まだ少し寒いですね。でも,やはり一雨一雨,水もぬるんで春めいていくのでしょう。
歌舞伎界の坂東三津五郎さんが惜しまれつつ亡くなられました。誠に惜しいことです。心よりご冥福をお祈りいたします。先日(3月2日)の産経新聞の記事には,三津五郎さんがいかに芸というものに対して真摯に向き合っていたかがよく分かる追悼記事が掲載されていました。寄稿されたのは演出家の福田逸さんです。さすが戦後を代表する評論家だった福田恆存さんのご子息だけあり,名文を書かれます。
坂東三津五郎さんを追悼するその名文にとても感動を覚えましたので,本日はほとんどコピーアンドペースト状態のブログ記事になりますが,その一部を引用して終わります。

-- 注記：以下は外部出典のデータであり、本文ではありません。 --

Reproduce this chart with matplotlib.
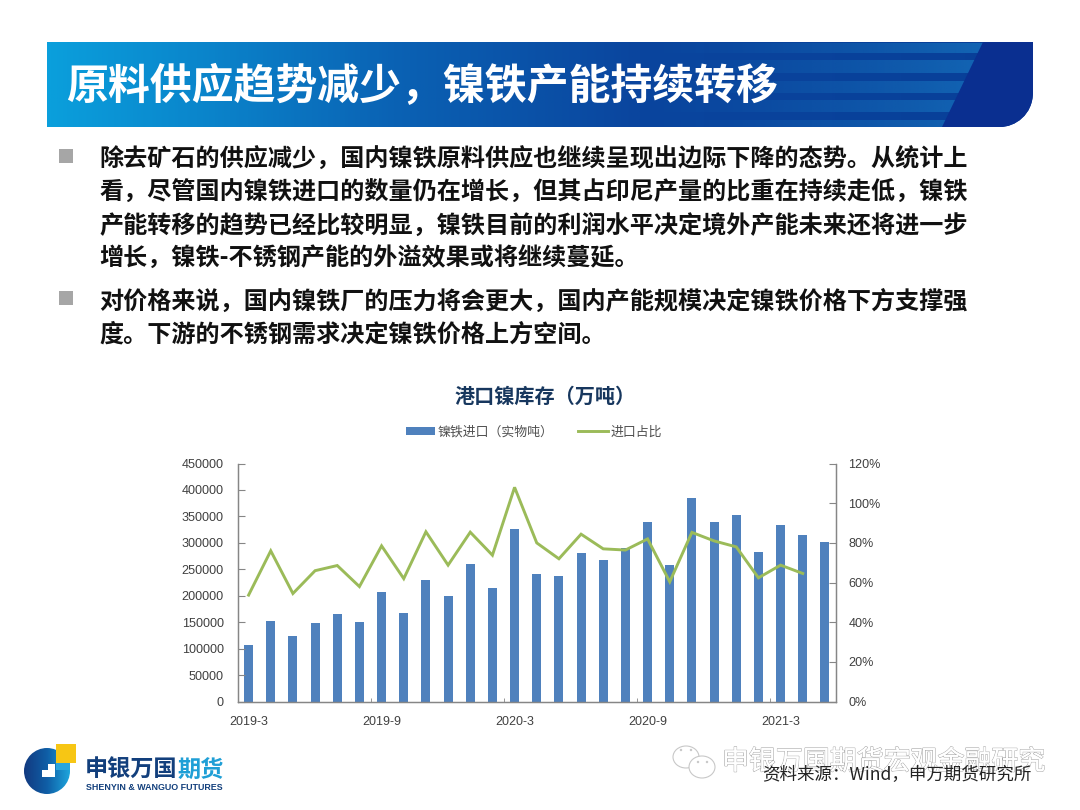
import numpy as np
import matplotlib

matplotlib.use("Agg")
import matplotlib.pyplot as plt
from matplotlib.colors import LinearSegmentedColormap
from matplotlib.patches import Circle, Ellipse, PathPatch, Polygon, Rectangle
from matplotlib.path import Path
import matplotlib.patheffects as pe

plt.rcParams["font.family"] = ["Noto Sans CJK SC", "DejaVu Sans"]
plt.rcParams["axes.unicode_minus"] = False

months = [
    "2019-3", "2019-4", "2019-5", "2019-6", "2019-7", "2019-8", "2019-9",
    "2019-10", "2019-11", "2019-12", "2020-1", "2020-2", "2020-3", "2020-4",
    "2020-5", "2020-6", "2020-7", "2020-8", "2020-9", "2020-10", "2020-11",
    "2020-12", "2021-1", "2021-2", "2021-3", "2021-4", "2021-5",
]
imports = [
    107000, 153000, 125000, 148000, 165000, 150000, 208000, 168000, 229000,
    199000, 260000, 214000, 327000, 241000, 237000, 280000, 267000, 290000,
    340000, 259000, 385000, 340000, 353000, 283000, 333000, 315000, 301000,
]
share = [
    0.537, 0.76, 0.545, 0.66, 0.686, 0.58, 0.785, 0.62, 0.856, 0.688, 0.854,
    0.738, 1.08, 0.80, 0.72, 0.844, 0.77, 0.764, 0.82, 0.604, 0.853, 0.81,
    0.78, 0.624, 0.688, 0.646,
]
tick_labels = ["2019-3", "2019-9", "2020-3", "2020-9", "2021-3"]
left_ticks = list(range(0, 450001, 50000))
right_ticks = [0, 0.2, 0.4, 0.6, 0.8, 1.0, 1.2]

slide_title = "原料供应趋势减少，镍铁产能持续转移"
body_lines = [
    "除去矿石的供应减少，国内镍铁原料供应也继续呈现出边际下降的态势。从统计上",
    "看，尽管国内镍铁进口的数量仍在增长，但其占印尼产量的比重在持续走低，镍铁",
    "产能转移的趋势已经比较明显，镍铁目前的利润水平决定境外产能未来还将进一步",
    "增长，镍铁-不锈钢产能的外溢效果或将继续蔓延。",
    "对价格来说，国内镍铁厂的压力将会更大，国内产能规模决定镍铁价格下方支撑强",
    "度。下游的不锈钢需求决定镍铁价格上方空间。",
]
body_y = [160, 193, 226, 259, 302, 335]

W, H = 1080, 810
fig = plt.figure(figsize=(W / 100, H / 100), dpi=100, facecolor="white")

# slide decoration in pixel coordinates
bg = fig.add_axes([0, 0, 1, 1])
bg.set_xlim(0, W)
bg.set_ylim(H, 0)
bg.axis("off")

banner = Path(
    [(47, 42), (1033, 42), (1033, 92), (1033, 115), (1015, 127), (1000, 127), (47, 127), (47, 42)],
    [Path.MOVETO, Path.LINETO, Path.LINETO, Path.CURVE4, Path.CURVE4, Path.CURVE4, Path.LINETO, Path.CLOSEPOLY],
)
clip = PathPatch(banner, transform=bg.transData, facecolor="none", edgecolor="none")
bg.add_patch(clip)
cmap = LinearSegmentedColormap.from_list(
    "banner",
    [(0, "#0a9fdc"), (0.15, "#0a86cc"), (0.35, "#0a62b4"), (0.6, "#0a459e"), (1, "#083f98")],
)
grad = bg.imshow(
    np.linspace(0, 1, 400).reshape(1, -1), cmap=cmap, extent=(47, 1033, 127, 42),
    aspect="auto", zorder=1,
)
grad.set_clip_path(clip)

# lighter stripes fading out to the left
stripes = [(43, 53), (60, 73), (81, 93), (100, 112), (120, 127)]
fade = np.zeros((1, 300, 4))
fade[..., :3] = matplotlib.colors.to_rgb("#1365b4")
fade[..., 3] = np.linspace(0, 1, 300) ** 1.3
for y0, y1 in stripes:
    im = bg.imshow(fade, extent=(640, 985, y1, y0), aspect="auto", zorder=2)
    im.set_clip_path(clip)

dark = Polygon([(983, 42), (1040, 42), (1040, 130), (942, 130), (942, 127)],
               facecolor="#0a2f90", edgecolor="none", zorder=3)
bg.add_patch(dark)
dark.set_clip_path(clip)

bg.text(66, 87, slide_title, color="white", fontsize=30.2, fontweight="bold",
        va="center", ha="left", zorder=5)

for y in (149, 291):
    bg.add_patch(Rectangle((59, y), 14, 14, facecolor="#a6a6a6", edgecolor="none"))
for y, line in zip(body_y, body_lines):
    bg.text(99, y, line, color="#111111", fontsize=17.35, fontweight="bold",
            va="center", ha="left")

bg.text(545, 396, "港口镍库存（万吨）", color="#17375e", fontsize=14.5, fontweight="bold",
        va="center", ha="center")

# logo
logo_cmap = LinearSegmentedColormap.from_list("logo", ["#123a80", "#0f5ea6", "#1ea5dc"])
disc = bg.imshow(np.linspace(0, 1, 100).reshape(1, -1), cmap=logo_cmap, extent=(24, 70, 794, 748),
                 aspect="auto", zorder=2)
disc.set_clip_path(Circle((47, 771), 23, transform=bg.transData))
bg.add_patch(Rectangle((56, 752), 14, 18, facecolor="#2aa6dd", edgecolor="none", zorder=3))
bg.add_patch(Rectangle((56, 744), 20, 19, facecolor="#f7c614", edgecolor="none", zorder=4))
bg.add_patch(Polygon([(42, 770), (48, 770), (48, 764), (55, 764), (55, 777), (42, 777)],
                     facecolor="white", edgecolor="none", zorder=4))
bg.text(85, 770, "申银万国", color="#123f7c", fontsize=16.7, fontweight="bold", va="center", ha="left")
bg.text(178, 770, "期货", color="#1f9fd6", fontsize=16.7, fontweight="bold", va="center", ha="left")
bg.text(86, 788, "SHENYIN & WANGUO FUTURES", color="#123f7c", fontsize=6.4, fontweight="bold",
        va="center", ha="left", family=["Liberation Sans", "DejaVu Sans"])

# watermark and source line
for cx, cy, rx, ry in ((686, 757, 13, 11), (702, 767, 13, 11)):
    bg.add_patch(Ellipse((cx, cy), 2 * rx, 2 * ry, facecolor="white", edgecolor="#c8c8c8",
                         linewidth=0.8, zorder=6))
for ex, ey in ((681, 750), (691, 750), (698, 762), (707, 762)):
    bg.add_patch(Circle((ex, ey), 1.2, facecolor="#c8c8c8", edgecolor="none", zorder=6))
bg.text(722, 762, "申银万国期货宏观金融研究", color="white", fontsize=19.4, va="center", ha="left",
        zorder=6, path_effects=[pe.withStroke(linewidth=0.9, foreground="#a8a8a8"), pe.Normal()])
bg.text(762, 775, "资料来源：Wind，申万期货研究所", color="#222222", fontsize=12.6, fontweight="medium",
        va="center", ha="left", zorder=7)

bg.set_xlim(0, W)
bg.set_ylim(H, 0)

# chart
x = np.arange(len(months))
ax = fig.add_axes([237.5 / W, 1 - 701.7 / H, (836 - 237.5) / W, (701.7 - 463.5) / H])
ax.patch.set_alpha(0)
bars = ax.bar(x, imports, width=0.41, color="#4f81bd", label="镍铁进口（实物吨）")
ax.set_xlim(-0.5, len(months) - 0.5)
ax.set_ylim(0, 450000)
ax.set_yticks(left_ticks)
ax.set_xticks(x[::6])
ax.set_xticklabels(tick_labels)
ax.set_xticks(np.arange(-0.5, len(months), 6), minor=True)
ax.tick_params(axis="x", which="major", length=0, labelsize=9, labelcolor="#404040", pad=10)
ax.tick_params(axis="x", which="minor", length=3, direction="in", color="#868686")
ax.tick_params(axis="y", length=5, direction="in", color="#868686", labelsize=9.1,
               labelcolor="#404040", pad=10)
for lab in ax.get_xticklabels() + ax.get_yticklabels():
    lab.set_family(["Liberation Sans", "DejaVu Sans"])

ax2 = ax.twinx()
line, = ax2.plot(x[:len(share)], share, color="#9bbb59", linewidth=2.1, label="进口占比",
                 solid_joinstyle="miter")
ax2.set_ylim(0, 1.2)
ax2.set_yticks(right_ticks)
ax2.set_yticklabels([f"{int(round(t * 100))}%" for t in right_ticks])
ax2.tick_params(axis="y", length=5, direction="in", color="#868686", labelsize=9.1,
                labelcolor="#404040", pad=9)
for lab in ax2.get_yticklabels():
    lab.set_family(["Liberation Sans", "DejaVu Sans"])

for a in (ax, ax2):
    a.spines["top"].set_visible(False)
    for s in ("left", "right", "bottom"):
        a.spines[s].set_color("#868686")
        a.spines[s].set_linewidth(0.9)

fig.legend(
    [bars, line], ["镍铁进口（实物吨）", "进口占比"], ncol=2, frameon=False, fontsize=9.3,
    labelcolor="#505050", loc="center", bbox_to_anchor=(534 / W, 1 - 432 / H),
    handlelength=2.3, handleheight=0.5, handletextpad=0.2, columnspacing=1.9,
)

fig.savefig("out.png", dpi=100)
plt.close(fig)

「・・・いつも生真面目で、時代物にも世話物にも、あなたのその誠実さと真実味が必ず出ていました。私は、それが好きだった。時代物の重厚な役どころから軽妙な世話物や舞踊まで、何をやらせてもあなたの舞台には歌舞伎の正書法を見る思いがしたものです。それは、単に技術の問題ではない心掛けの問題でした。それを証明するのが、平成の新歌舞伎の傑作『道元の月』です。本来なら今頃、新しい歌舞伎座で4度目の幕を開けていたはずです。旧歌舞伎座、南座、御園座と、『道元の月』の稽古に入るたびに、私たちは必ず永平寺を訪れ、1泊の参禅修行をしてから稽古に入りました。私を含めて、お弟子さんたちもスタッフも、行くときは物見遊山か、或いは面倒くさいことを、といった顔をしていた。でも、三津五郎さん、あなただけは違った。真剣だった。あなたは心そのものから道元禅師に近づこうとしていた。そのために永平寺の空気を体に、細胞の隅々に取り込もうとしていらっしゃった。夕方からの座禅、質素な食事、作法、早朝3時起床の後の修行、貫主の法話。これらを終えて寺を後にするわれわれの表情は、既に別人になっていました。その足で向かった最初の稽古場から、役者もスタッフも、芝居の性根を掴んでいましたよね。あの種の経験は私の演出経験でも他に類を見ない。道元という人物とその弟子たちの精神性が永平寺の一昼夜で私たちに乗り移った。その中心に三津五郎さん、いつもあなたがいて、静謐な清浄な世界を舞台に現出したのです。悔しい。もう一度、あなたの道元を観たかった。一緒に『道元の月』を新しい歌舞伎座で創りたかった。」